Na definição das condições para o “resgate”, prevaleceu a posição alemã. Criou-se um precedente. Pela primeira vez, a UE exigiu que seu empréstimo (os € 10 bilhões) seja complementado por dinheiro retirado dos próprios depositantes nos bancos cipriotas (eles perderão € 7 bilhões).  Em longa entrevista sobre o caso, o ministro das Finanças da Holanda (fortemente aliada a Berlim) anunciou que tal tipo de arranjo é a “nova estrutura” que será usada nos futuros empréstimos.

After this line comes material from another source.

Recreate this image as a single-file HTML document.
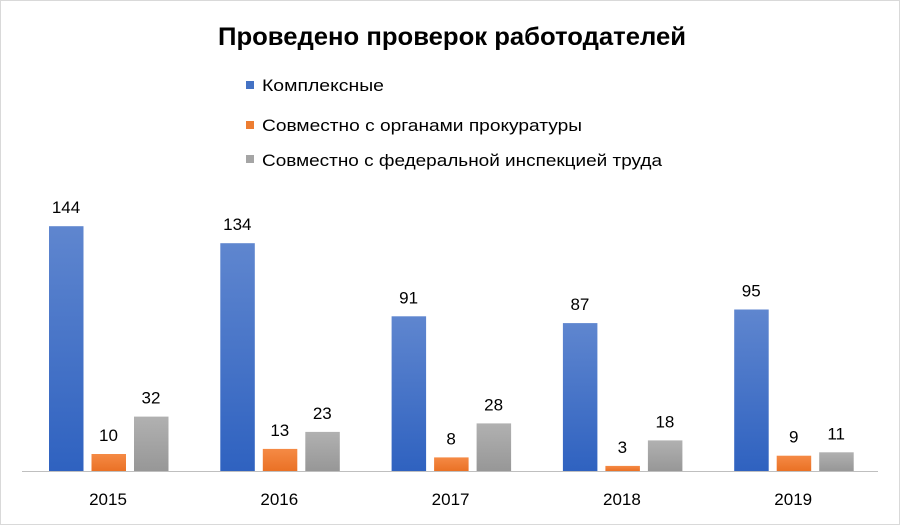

Isso valerá para Espanha e Itália, cuja situação financeira continua a se agravar? Dezenas de milhões de espanhóis e italianos perderão parte do que têm nos bancos, como ocorreu no corralito argentino de 2001? Savio vê na hipótese uma esperteza e, ao mesmo tempo, uma temeridade. Como os bancos alemães são vistos como os mais seguros da Europa, o precedente pode favorecê-los fortemente, no curto prazo. Se agora os depósitos bancários não estão mais garantidos pelos Estados europeus, é melhor guardar dinheiro nos bancos fortes, pensarão os depositantes. Ou, como disse o Nobel de Economia Paul Krugman, é como anunciar, num aviso de neon: “Traga seu dinheiro para o banco mais seguro dos países mais seguros, como a Alemanha ou a Suíça”…

Porém, que futuro terá uma Europa que radicaliza a tal ponto o abismo entre um punhado de países que ganham com a crise e a grande maioria, sob risco constante de ser tragada? E que credibilidade moral terá um sistema financeiro que especula desenfreadamente com o dinheiro de seus depositantes; alimenta, com os ganhos obtidos, salários e mordomias milionárias de seus altos executivos; mas, diante de eventuais prejuízos, avança sobre o bolso dos clientes?

Roberto Savio ainda não tem as respostas, mas aponta um dos desafios de nossa época: “ninguém ousa colocar de novo, na garrafa, o gênio da oligarquia financeira”.